Cependant, l’amour propre constitue un état émotionnel inhérent à la société, qui se déploie dans les relations sociales. C’est ce ressenti qui force l’être humain à se mesurer aux autres, à désirer l’acceptation sociale, et à soigner son personnage par rapport aux réactions ou opinions des autres. Le penseur Rousseau insiste sur le fait que cette émotion provoque l’orgueil, le désir, la convoitise et les vices sociaux qui en résultent. Elle est issue de la société, où les êtres humains se mettent à estimer leur valeur personnelle  à l’égard des autres. D’après Rousseau, elle est donc « subjective » (Mauroy H. (2014) «  L’amour-propre : une analyse théorique et historique » OpenEdition), vu qu’elle apparaît à cause de la différence et de la confrontation avec autrui. Ce sentiment consiste alors à une vanité ou une valorisation sociale de soi, qui mène à des contraintes et des litiges.

L’origine de « Amour propre » : de l’ensemble social à la personne 

L’amour propre provient de la dimension sociale et de ses critères. Dans la forme primitive, à l’exemple des espèces animales, l’homme ne se prête pas à une comparaison avec l’autre ; il se satisfait de ses besoins instantanés et de son sentiment de défense. Par contre, au fur et à mesure que la communauté se développe et que les êtres humains s’influencent réciproquement, l’amour propre se révèle comme une réaction à cette nouvelle structure de la société. C’est dans cette dernière que la personne se rend compte qu’elle n’est pas seule, qu’il y a des règles et des opinions extérieures qui définissent son rôle sur terre.

Jean Jacques Rousseau reproche donc cette tendance, il perçoit celle-ci comme le fondement de plusieurs problèmes sociaux. L’amour propre, relatif et excessif, amène à des concurrences, des confrontations d’orgueil ainsi qu’à la ruine à la coexistence naturelle. Plutôt que de trouver son épanouissement dans des interactions basiques et immédiates avec l’environnement ou ses semblables, l’homme se laisse entraîner dans une poursuite insatiable de valorisation et de prestige. Ce sentiment change donc l’espèce humaine en l’éveillant à des soucis insignifiants et le conduisant dans un cercle de rivalité et d’ego.

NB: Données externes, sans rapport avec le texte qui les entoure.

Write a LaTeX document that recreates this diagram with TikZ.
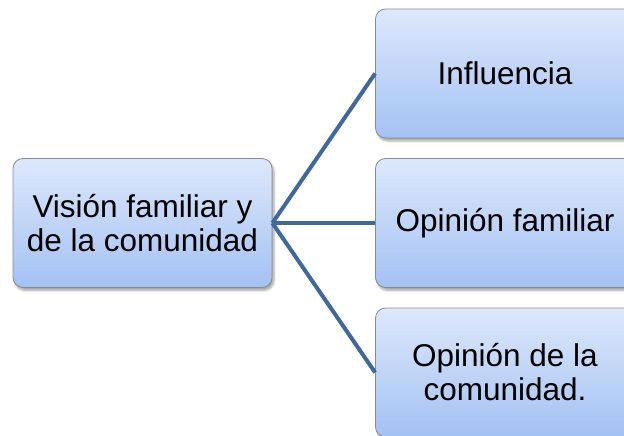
\documentclass[tikz,border=0pt]{standalone}
\usepackage{fontspec}
\setmainfont{Liberation Sans}
\usepackage{tikz}
\usetikzlibrary{shadows.blur}
\definecolor{boxtop}{HTML}{DDE8FB}
\definecolor{boxbottom}{HTML}{A4C1F4}
\definecolor{boxline}{HTML}{858C96}
\definecolor{linkblue}{HTML}{40689A}

\begin{document}
\begin{tikzpicture}[x=1pt,y=-1pt]
  \tikzset{ideabox/.style={draw=boxline, line width=0.8pt, rounded corners=10pt,
      top color=boxtop, bottom color=boxbottom, minimum width=259pt, minimum height=129pt,
      align=center, font=\fontsize{31.5}{34}\selectfont,
      blur shadow={shadow xshift=2pt, shadow yshift=-3pt, shadow blur steps=6, shadow opacity=35}},
    link/.style={draw=linkblue, line width=4pt}}
  \useasboundingbox (0,0) rectangle (624,436);
  \clip (0,0) rectangle (624,436);
  \node[ideabox] (vision) at (142.5,223) {Visión familiar y\\de la comunidad};
  \node[ideabox] (influencia) at (505,73.5) {Influencia};
  \node[ideabox] (familiar) at (505,223) {Opinión familiar};
  \node[ideabox] (comunidad) at (505,372.5) {Opinión de la\\comunidad.};
  \draw[link] (vision.east) -- (influencia.west);
  \draw[link] (vision.east) -- (familiar.west);
  \draw[link] (vision.east) -- (comunidad.west);
\end{tikzpicture}
\end{document}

L’amour propre dans le milieu civilisateur et éducatif

Même si dans sa démesure, l’amour propre peut devenir dévastateur, il n’est pas forcément mauvais pour l’être humain. Il peut également exercer une influence exaltante et constructive, surtout dans le contexte pédagogique et pour le bien-être de soi. Les enseignants ainsi que les philosophes s’unissent sur l’idée qu’il est essentiel de gérer cette émotion, au lieu de la faire disparaître complètement. La gestion modérée de celle-ci peut motiver l’individu à donner le meilleur de soi, à la progression individuelle et à la quête d’approbation sociale légitime.

Toutefois, dans ses textes sur l’enseignement, le philosophe Rousseau conteste l’usage abusif de ce ressenti. D’après lui, il est risqué d’exploiter l’amour propre comme une ressource éducative surpuissante, car cela peut provoquer un comportement égoïste et vaniteux. En revanche, un amour propre sous contrôle pourrait être un moyen de motivation pour la discipline personnelle et la quête du respect de soi. 

En situation réelle, il est donc pertinent de maintenir un juste milieu (Buisson F. « Amour-propre » L’édition électronique). En effet, l’amour propre peut être considéré comme une force motrice dans le contexte de l’éducation ou de travail, car il encourage l’individu à progresser, à être apprécié et complimenté. Néanmoins, quand il se laisse dominer par une évaluation de position sociale, il peut immédiatement se convertir en une embûche, où l’homme n’est plus en état de se sentir comblé par soi-même et cherche continuellement à impressionner les autres.


Les impacts de l’amour propre sur les interactions interpersonnelles

L’amour propre affecte sérieusement nos liens sociaux. En réalité, une fois que la personne commence à se situer par rapport à ses semblables, elle ne perçoit plus la vie sociale en termes de relations amicales et de fraternité. Cependant, elle voit ces relations sous l’aspect de la concurrence. L’amour propre sème des ruptures, des classements et des désaccords. Les litiges, les convoitises et les compétitions sont fréquemment stimulés par ce besoin d’être vu comme étant au-dessus des autres.

En se caractérisant par une hyperconnexion et une contrainte sociale universelle, les communautés actuelles intensifient ces faits. L’amour propre est ainsi attisé par des conditions externes telles que la position sociale, l’allure extérieure ou le succès dans le milieu professionnel. Ces exigences se transforment en nouveaux critères de la confiance en soi, souvent aux dépens de l’équilibre mental et de la prospérité des êtres humains. À cet effet, l’amour propre, même s’il est important dans une civilisation, pourrait devenir un facteur de tourment quand les confrontations sociales franchissent les limites.

Dans le milieu social où les humains se comparent mutuellement de façon continue, l’amour propre engendre également le désir du prestige public. Ce phénomène est surtout perceptible dans le mode de vie actuel, où les plateformes sociales ont une influence majeure sur l’affirmation et l’estime de soi. Au lieu d’encourager les connexions humaines, ces comparaisons sur les réseaux sociaux provoquent constamment une agitation générale, où chaque individu tente de donner sens à son existence à travers le jugement social.